#### TASK TO COMPLETE
Select the lines that hold the word "this" and copy each one.
:: SUPPLIED DATA ::
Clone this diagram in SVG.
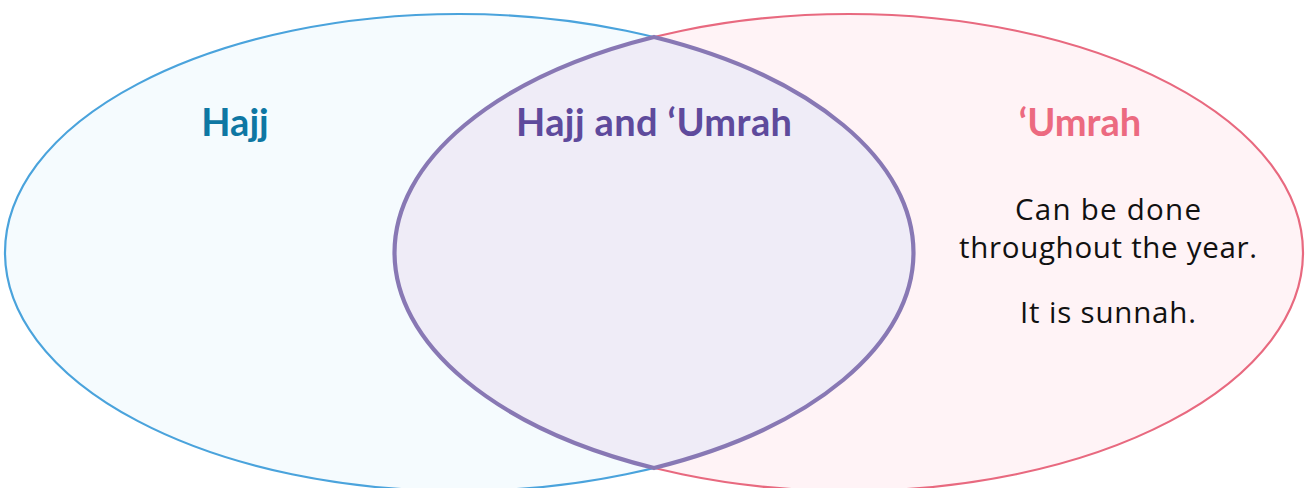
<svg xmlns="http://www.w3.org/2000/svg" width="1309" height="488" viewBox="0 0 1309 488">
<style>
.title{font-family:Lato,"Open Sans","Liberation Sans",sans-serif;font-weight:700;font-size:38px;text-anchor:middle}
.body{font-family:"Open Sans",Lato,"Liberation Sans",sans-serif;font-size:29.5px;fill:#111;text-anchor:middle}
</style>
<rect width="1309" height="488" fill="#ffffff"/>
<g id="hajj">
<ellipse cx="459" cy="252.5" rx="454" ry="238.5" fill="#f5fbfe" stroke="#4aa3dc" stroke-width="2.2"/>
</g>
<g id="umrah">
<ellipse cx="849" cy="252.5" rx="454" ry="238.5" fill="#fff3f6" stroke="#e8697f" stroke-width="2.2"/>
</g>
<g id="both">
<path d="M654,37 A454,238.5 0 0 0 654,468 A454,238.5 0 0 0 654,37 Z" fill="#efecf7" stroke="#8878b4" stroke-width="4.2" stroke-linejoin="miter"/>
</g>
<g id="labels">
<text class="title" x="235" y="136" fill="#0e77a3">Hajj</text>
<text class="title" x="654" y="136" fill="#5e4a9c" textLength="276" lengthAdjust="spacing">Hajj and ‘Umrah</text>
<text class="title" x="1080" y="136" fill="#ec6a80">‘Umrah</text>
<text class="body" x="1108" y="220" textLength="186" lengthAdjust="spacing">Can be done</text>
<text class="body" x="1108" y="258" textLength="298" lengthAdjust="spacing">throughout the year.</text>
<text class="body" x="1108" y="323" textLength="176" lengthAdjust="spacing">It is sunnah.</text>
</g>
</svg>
:::
:: SUPPLIED DATA ::
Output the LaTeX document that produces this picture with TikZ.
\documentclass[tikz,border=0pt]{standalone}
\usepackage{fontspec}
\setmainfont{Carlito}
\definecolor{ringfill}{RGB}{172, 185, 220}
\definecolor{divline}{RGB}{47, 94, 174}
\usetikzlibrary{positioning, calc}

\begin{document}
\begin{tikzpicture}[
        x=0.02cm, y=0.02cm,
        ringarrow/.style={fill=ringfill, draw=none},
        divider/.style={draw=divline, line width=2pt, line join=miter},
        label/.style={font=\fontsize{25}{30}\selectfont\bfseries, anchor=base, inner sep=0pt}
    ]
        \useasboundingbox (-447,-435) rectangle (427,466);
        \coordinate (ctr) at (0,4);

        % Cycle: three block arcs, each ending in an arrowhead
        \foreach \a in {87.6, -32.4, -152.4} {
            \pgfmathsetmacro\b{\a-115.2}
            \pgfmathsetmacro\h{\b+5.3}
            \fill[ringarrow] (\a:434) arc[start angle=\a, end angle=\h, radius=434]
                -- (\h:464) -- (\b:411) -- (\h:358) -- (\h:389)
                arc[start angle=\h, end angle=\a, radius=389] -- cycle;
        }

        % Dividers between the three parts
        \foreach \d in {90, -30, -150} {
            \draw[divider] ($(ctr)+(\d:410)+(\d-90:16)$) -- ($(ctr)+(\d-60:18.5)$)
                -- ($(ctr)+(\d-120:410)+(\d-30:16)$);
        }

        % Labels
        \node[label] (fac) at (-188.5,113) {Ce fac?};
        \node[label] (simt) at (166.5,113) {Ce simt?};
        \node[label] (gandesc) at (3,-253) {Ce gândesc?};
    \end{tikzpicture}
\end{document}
:::
#### ANSWER IN FULL
Clone this diagram in SVG.
Output the LaTeX document that produces this picture with TikZ.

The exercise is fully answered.